Rufino Tamayo (Mexico, 1899–1991), Woman with Fruit Basket (Mujer con canasta de frutas), 1926.
Oil on canvas; 34 3/4 × 26 3/4 in. (88.27 × 67.95 cm); Los Angeles County Museum of Art, The Bernard and Edith Lewin Collection of Mexican Art (M.2006.213.3); © 2024 Rufino Tamayo / Licensed by VAGA at Artists Rights Society (ARS), New York.
Following the death of his mother, the eleven-year-old Rufino Tamayo moved from his birthplace of Oaxaca to Mexico City to live with extended family. While studying accounting and working in the family’s fruit shop, young Tamayo began taking classes at the National School of Fine Arts. Tamayo soon committed himself to painting full time and set out to forge his own connections. On April 10, 1926, in an open storefront next to the Zócalo (Mexico City’s main square), he inaugurated his first solo exhibition of twenty paintings, including Woman with Fruit Basket.
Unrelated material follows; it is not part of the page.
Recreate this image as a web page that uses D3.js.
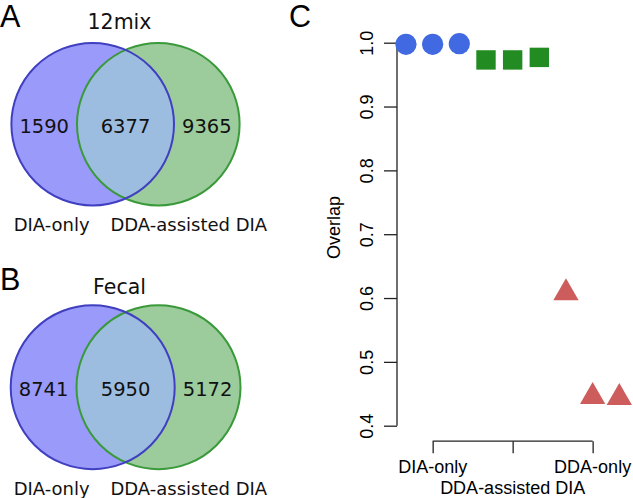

Tamayo’s subject holds a bounty of fruits—apples, mameys, mangos, bananas, and pomegranates—perhaps a nod to the family business. Piled together, the brightly colored fruits introduce a still-life element to the painting, the mamey peeled open to glimpse its inside. In contrast, the stoic female figure confronts the viewer directly, her firm stare disallowing any further entrance into the scene.